— START —

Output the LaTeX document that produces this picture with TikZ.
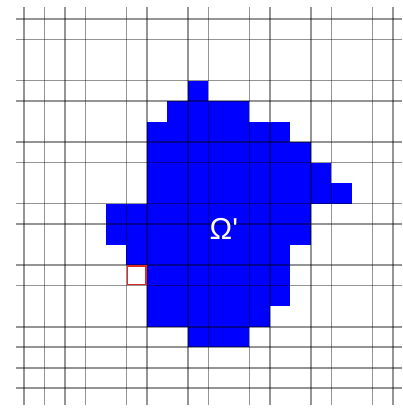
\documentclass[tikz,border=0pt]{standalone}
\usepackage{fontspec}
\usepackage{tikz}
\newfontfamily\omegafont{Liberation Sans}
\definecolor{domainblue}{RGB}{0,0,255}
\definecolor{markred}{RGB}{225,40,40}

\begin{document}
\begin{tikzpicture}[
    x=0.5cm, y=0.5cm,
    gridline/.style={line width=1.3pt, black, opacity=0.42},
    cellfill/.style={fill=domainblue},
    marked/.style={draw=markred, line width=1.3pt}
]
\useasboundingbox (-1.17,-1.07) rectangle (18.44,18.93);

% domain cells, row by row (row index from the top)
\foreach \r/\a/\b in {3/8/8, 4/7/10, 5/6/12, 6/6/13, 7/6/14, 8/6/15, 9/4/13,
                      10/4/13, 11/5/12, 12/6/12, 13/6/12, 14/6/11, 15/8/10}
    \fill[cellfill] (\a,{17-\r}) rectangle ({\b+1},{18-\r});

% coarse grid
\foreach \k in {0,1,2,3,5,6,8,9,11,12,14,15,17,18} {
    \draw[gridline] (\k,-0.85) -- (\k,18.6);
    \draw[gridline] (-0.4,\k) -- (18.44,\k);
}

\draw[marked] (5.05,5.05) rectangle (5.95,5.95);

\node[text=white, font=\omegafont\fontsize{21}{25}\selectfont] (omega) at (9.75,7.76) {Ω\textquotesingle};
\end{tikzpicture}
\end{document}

— END —

▶ _Written instruction_:
Return each line of the data, keeping its wording exact and omitting pictures.

▶ _Worked solution_:
Output the LaTeX document that produces this picture with TikZ.
\documentclass[tikz,border=0pt]{standalone}
\usepackage{fontspec}
\usepackage{tikz}
\newfontfamily\omegafont{Liberation Sans}
\definecolor{domainblue}{RGB}{0,0,255}
\definecolor{markred}{RGB}{225,40,40}

\begin{document}
\begin{tikzpicture}[
    x=0.5cm, y=0.5cm,
    gridline/.style={line width=1.3pt, black, opacity=0.42},
    cellfill/.style={fill=domainblue},
    marked/.style={draw=markred, line width=1.3pt}
]
\useasboundingbox (-1.17,-1.07) rectangle (18.44,18.93);

% domain cells, row by row (row index from the top)
\foreach \r/\a/\b in {3/8/8, 4/7/10, 5/6/12, 6/6/13, 7/6/14, 8/6/15, 9/4/13,
                      10/4/13, 11/5/12, 12/6/12, 13/6/12, 14/6/11, 15/8/10}
    \fill[cellfill] (\a,{17-\r}) rectangle ({\b+1},{18-\r});

% coarse grid
\foreach \k in {0,1,2,3,5,6,8,9,11,12,14,15,17,18} {
    \draw[gridline] (\k,-0.85) -- (\k,18.6);
    \draw[gridline] (-0.4,\k) -- (18.44,\k);
}

\draw[marked] (5.05,5.05) rectangle (5.95,5.95);

\node[text=white, font=\omegafont\fontsize{21}{25}\selectfont] (omega) at (9.75,7.76) {Ω\textquotesingle};
\end{tikzpicture}
\end{document}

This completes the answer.